====== Dataset excerpt
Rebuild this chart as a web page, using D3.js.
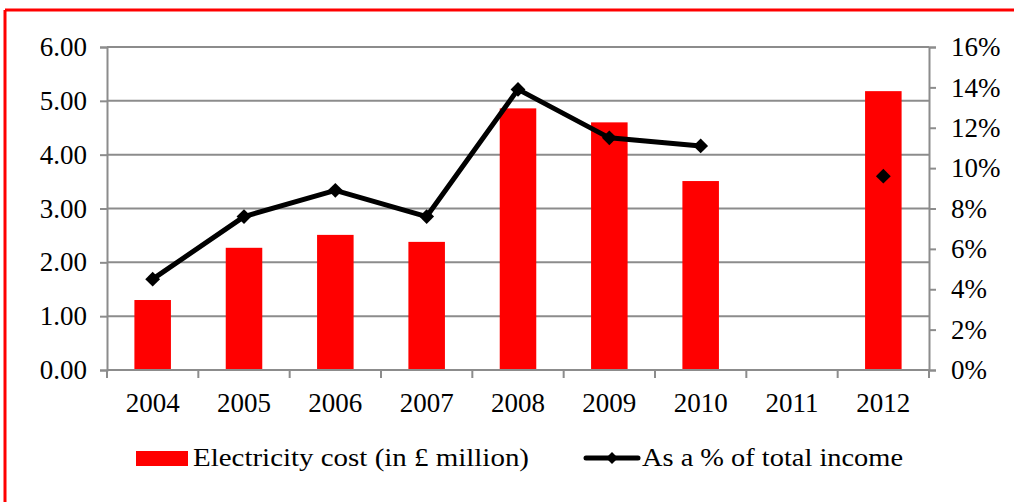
<!DOCTYPE html>
<html>
<head>
<meta charset="utf-8">
<script src="https://cdn.jsdelivr.net/npm/d3@7"></script>
<style>
  body { margin: 0; background: #fff; }
  text { font-family: "Liberation Serif", "DejaVu Serif", serif; fill: #000; }
</style>
</head>
<body>
<div id="chart"></div>
<script>
// chart data
var years = ["2004", "2005", "2006", "2007", "2008", "2009", "2010", "2011", "2012"];
var cost = [1.30, 2.27, 2.51, 2.38, 4.86, 4.60, 3.51, null, 5.18];
var share = [4.5, 7.6, 8.9, 7.6, 13.9, 11.5, 11.1, null, 9.6];
var leftTicks = [0, 1, 2, 3, 4, 5, 6];
var rightTicks = [0, 2, 4, 6, 8, 10, 12, 14, 16];

var width = 1014, height = 502;
var margin = { left: 107, right: 929, top: 47, bottom: 370 };

var svg = d3.select("#chart").append("svg")
  .attr("width", width)
  .attr("height", height);

// red frame (only top and left edges show)
svg.append("line").attr("x1", 5).attr("x2", width).attr("y1", 10).attr("y2", 10)
  .style("stroke", "#ff0000").style("stroke-width", 3);
svg.append("line").attr("x1", 5).attr("x2", 5).attr("y1", 10).attr("y2", height)
  .style("stroke", "#ff0000").style("stroke-width", 3);

var x = d3.scaleBand()
  .domain(years)
  .range([margin.left, margin.right])
  .paddingInner(0.6)
  .paddingOuter(0.3);

var xTick = d3.scaleBand().domain(years).range([margin.left, margin.right]);

var y = d3.scaleLinear().domain([0, 6]).range([margin.bottom, margin.top]);
var y2 = d3.scaleLinear().domain([0, 16]).range([margin.bottom, margin.top]);

// gridlines
svg.append("g").selectAll("line")
  .data(leftTicks.slice(1))
  .enter().append("line")
  .attr("x1", margin.left).attr("x2", margin.right)
  .attr("y1", function(d) { return y(d); })
  .attr("y2", function(d) { return y(d); })
  .style("stroke", "#8c8c8c").style("stroke-width", 2);

// bars
svg.append("g").selectAll("rect")
  .data(years.map(function(yr, i) { return { year: yr, value: cost[i] }; })
    .filter(function(d) { return d.value != null; }))
  .enter().append("rect")
  .attr("x", function(d) { return x(d.year); })
  .attr("width", x.bandwidth())
  .attr("y", function(d) { return y(d.value); })
  .attr("height", function(d) { return y(0) - y(d.value); })
  .style("fill", "#ff0000");

// left axis
var leftAxis = svg.append("g")
  .attr("transform", "translate(" + margin.left + ",0)")
  .call(d3.axisLeft(y).tickValues(leftTicks).tickFormat(d3.format(".2f")).tickSizeOuter(0).tickSize(7).tickPadding(13));

// right axis
var rightAxis = svg.append("g")
  .attr("transform", "translate(" + margin.right + ",0)")
  .call(d3.axisRight(y2).tickValues(rightTicks).tickFormat(function(d) { return d + "%"; }).tickSizeOuter(0).tickSize(7).tickPadding(15));

// bottom axis
var bottomAxis = svg.append("g")
  .attr("transform", "translate(0," + margin.bottom + ")")
  .call(d3.axisBottom(xTick).tickSizeOuter(0).tickSize(0).tickPadding(23));

// category separator ticks
bottomAxis.selectAll(".sep")
  .data(years.concat(["end"]))
  .enter().append("line")
  .attr("class", "sep")
  .attr("x1", function(d, i) { return margin.left + i * xTick.step(); })
  .attr("x2", function(d, i) { return margin.left + i * xTick.step(); })
  .attr("y1", 0).attr("y2", 8)
  .style("stroke", "#8c8c8c").style("stroke-width", 2);

[leftAxis, rightAxis, bottomAxis].forEach(function(g) {
  g.attr("font-size", 27).attr("font-family", "Liberation Serif");
  g.select(".domain").style("stroke", "#8c8c8c").style("stroke-width", 2);
  g.selectAll(".tick line").style("stroke", "#8c8c8c").style("stroke-width", 2);
  g.selectAll(".tick text").attr("fill", "#000");
});
bottomAxis.select(".domain").attr("d", "M" + margin.left + ",0H" + margin.right);

// line series
var pts = years.map(function(yr, i) { return { year: yr, value: share[i] }; });
var line = d3.line()
  .defined(function(d) { return d.value != null; })
  .x(function(d) { return xTick(d.year) + xTick.bandwidth() / 2; })
  .y(function(d) { return y2(d.value); });

svg.append("path")
  .datum(pts)
  .attr("d", line)
  .style("fill", "none")
  .style("stroke", "#000")
  .style("stroke-width", 5)
  .style("stroke-linejoin", "round");

var diamond = d3.symbol().type(d3.symbolDiamond2).size(140);
svg.append("g").selectAll("path")
  .data(pts.filter(function(d) { return d.value != null; }))
  .enter().append("path")
  .attr("d", diamond)
  .attr("transform", function(d) {
    return "translate(" + (xTick(d.year) + xTick.bandwidth() / 2) + "," + y2(d.value) + ")";
  })
  .style("fill", "#000");

// legend
var legend = svg.append("g");
legend.append("rect")
  .attr("x", 136).attr("y", 451).attr("width", 52).attr("height", 15)
  .style("fill", "#ff0000");
legend.append("text")
  .attr("x", 193).attr("y", 466)
  .style("font-size", "26px")
  .attr("textLength", 336).attr("lengthAdjust", "spacingAndGlyphs")
  .text("Electricity cost (in £ million)");

legend.append("line")
  .attr("x1", 586).attr("x2", 638).attr("y1", 458).attr("y2", 458)
  .style("stroke", "#000").style("stroke-width", 5).style("stroke-linecap", "round");
legend.append("path")
  .attr("d", d3.symbol().type(d3.symbolDiamond2).size(90))
  .attr("transform", "translate(612,458)")
  .style("fill", "#000");
legend.append("text")
  .attr("x", 642).attr("y", 466)
  .style("font-size", "26px")
  .attr("textLength", 261).attr("lengthAdjust", "spacingAndGlyphs")
  .text("As a % of total income");
</script>
</body>
</html>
============
*Problem to work on*: Leave the images out, please, and restate each line word for word.

*Response to this exercise*:
Rebuild this chart as a web page, using D3.js.
<!DOCTYPE html>
<html>
<head>
<meta charset="utf-8">
<script src="https://cdn.jsdelivr.net/npm/d3@7"></script>
<style>
  body { margin: 0; background: #fff; }
  text { font-family: "Liberation Serif", "DejaVu Serif", serif; fill: #000; }
</style>
</head>
<body>
<div id="chart"></div>
<script>
// chart data
var years = ["2004", "2005", "2006", "2007", "2008", "2009", "2010", "2011", "2012"];
var cost = [1.30, 2.27, 2.51, 2.38, 4.86, 4.60, 3.51, null, 5.18];
var share = [4.5, 7.6, 8.9, 7.6, 13.9, 11.5, 11.1, null, 9.6];
var leftTicks = [0, 1, 2, 3, 4, 5, 6];
var rightTicks = [0, 2, 4, 6, 8, 10, 12, 14, 16];

var width = 1014, height = 502;
var margin = { left: 107, right: 929, top: 47, bottom: 370 };

var svg = d3.select("#chart").append("svg")
  .attr("width", width)
  .attr("height", height);

// red frame (only top and left edges show)
svg.append("line").attr("x1", 5).attr("x2", width).attr("y1", 10).attr("y2", 10)
  .style("stroke", "#ff0000").style("stroke-width", 3);
svg.append("line").attr("x1", 5).attr("x2", 5).attr("y1", 10).attr("y2", height)
  .style("stroke", "#ff0000").style("stroke-width", 3);

var x = d3.scaleBand()
  .domain(years)
  .range([margin.left, margin.right])
  .paddingInner(0.6)
  .paddingOuter(0.3);

var xTick = d3.scaleBand().domain(years).range([margin.left, margin.right]);

var y = d3.scaleLinear().domain([0, 6]).range([margin.bottom, margin.top]);
var y2 = d3.scaleLinear().domain([0, 16]).range([margin.bottom, margin.top]);

// gridlines
svg.append("g").selectAll("line")
  .data(leftTicks.slice(1))
  .enter().append("line")
  .attr("x1", margin.left).attr("x2", margin.right)
  .attr("y1", function(d) { return y(d); })
  .attr("y2", function(d) { return y(d); })
  .style("stroke", "#8c8c8c").style("stroke-width", 2);

// bars
svg.append("g").selectAll("rect")
  .data(years.map(function(yr, i) { return { year: yr, value: cost[i] }; })
    .filter(function(d) { return d.value != null; }))
  .enter().append("rect")
  .attr("x", function(d) { return x(d.year); })
  .attr("width", x.bandwidth())
  .attr("y", function(d) { return y(d.value); })
  .attr("height", function(d) { return y(0) - y(d.value); })
  .style("fill", "#ff0000");

// left axis
var leftAxis = svg.append("g")
  .attr("transform", "translate(" + margin.left + ",0)")
  .call(d3.axisLeft(y).tickValues(leftTicks).tickFormat(d3.format(".2f")).tickSizeOuter(0).tickSize(7).tickPadding(13));

// right axis
var rightAxis = svg.append("g")
  .attr("transform", "translate(" + margin.right + ",0)")
  .call(d3.axisRight(y2).tickValues(rightTicks).tickFormat(function(d) { return d + "%"; }).tickSizeOuter(0).tickSize(7).tickPadding(15));

// bottom axis
var bottomAxis = svg.append("g")
  .attr("transform", "translate(0," + margin.bottom + ")")
  .call(d3.axisBottom(xTick).tickSizeOuter(0).tickSize(0).tickPadding(23));

// category separator ticks
bottomAxis.selectAll(".sep")
  .data(years.concat(["end"]))
  .enter().append("line")
  .attr("class", "sep")
  .attr("x1", function(d, i) { return margin.left + i * xTick.step(); })
  .attr("x2", function(d, i) { return margin.left + i * xTick.step(); })
  .attr("y1", 0).attr("y2", 8)
  .style("stroke", "#8c8c8c").style("stroke-width", 2);

[leftAxis, rightAxis, bottomAxis].forEach(function(g) {
  g.attr("font-size", 27).attr("font-family", "Liberation Serif");
  g.select(".domain").style("stroke", "#8c8c8c").style("stroke-width", 2);
  g.selectAll(".tick line").style("stroke", "#8c8c8c").style("stroke-width", 2);
  g.selectAll(".tick text").attr("fill", "#000");
});
bottomAxis.select(".domain").attr("d", "M" + margin.left + ",0H" + margin.right);

// line series
var pts = years.map(function(yr, i) { return { year: yr, value: share[i] }; });
var line = d3.line()
  .defined(function(d) { return d.value != null; })
  .x(function(d) { return xTick(d.year) + xTick.bandwidth() / 2; })
  .y(function(d) { return y2(d.value); });

svg.append("path")
  .datum(pts)
  .attr("d", line)
  .style("fill", "none")
  .style("stroke", "#000")
  .style("stroke-width", 5)
  .style("stroke-linejoin", "round");

var diamond = d3.symbol().type(d3.symbolDiamond2).size(140);
svg.append("g").selectAll("path")
  .data(pts.filter(function(d) { return d.value != null; }))
  .enter().append("path")
  .attr("d", diamond)
  .attr("transform", function(d) {
    return "translate(" + (xTick(d.year) + xTick.bandwidth() / 2) + "," + y2(d.value) + ")";
  })
  .style("fill", "#000");

// legend
var legend = svg.append("g");
legend.append("rect")
  .attr("x", 136).attr("y", 451).attr("width", 52).attr("height", 15)
  .style("fill", "#ff0000");
legend.append("text")
  .attr("x", 193).attr("y", 466)
  .style("font-size", "26px")
  .attr("textLength", 336).attr("lengthAdjust", "spacingAndGlyphs")
  .text("Electricity cost (in £ million)");

legend.append("line")
  .attr("x1", 586).attr("x2", 638).attr("y1", 458).attr("y2", 458)
  .style("stroke", "#000").style("stroke-width", 5).style("stroke-linecap", "round");
legend.append("path")
  .attr("d", d3.symbol().type(d3.symbolDiamond2).size(90))
  .attr("transform", "translate(612,458)")
  .style("fill", "#000");
legend.append("text")
  .attr("x", 642).attr("y", 466)
  .style("font-size", "26px")
  .attr("textLength", 261).attr("lengthAdjust", "spacingAndGlyphs")
  .text("As a % of total income");
</script>
</body>
</html>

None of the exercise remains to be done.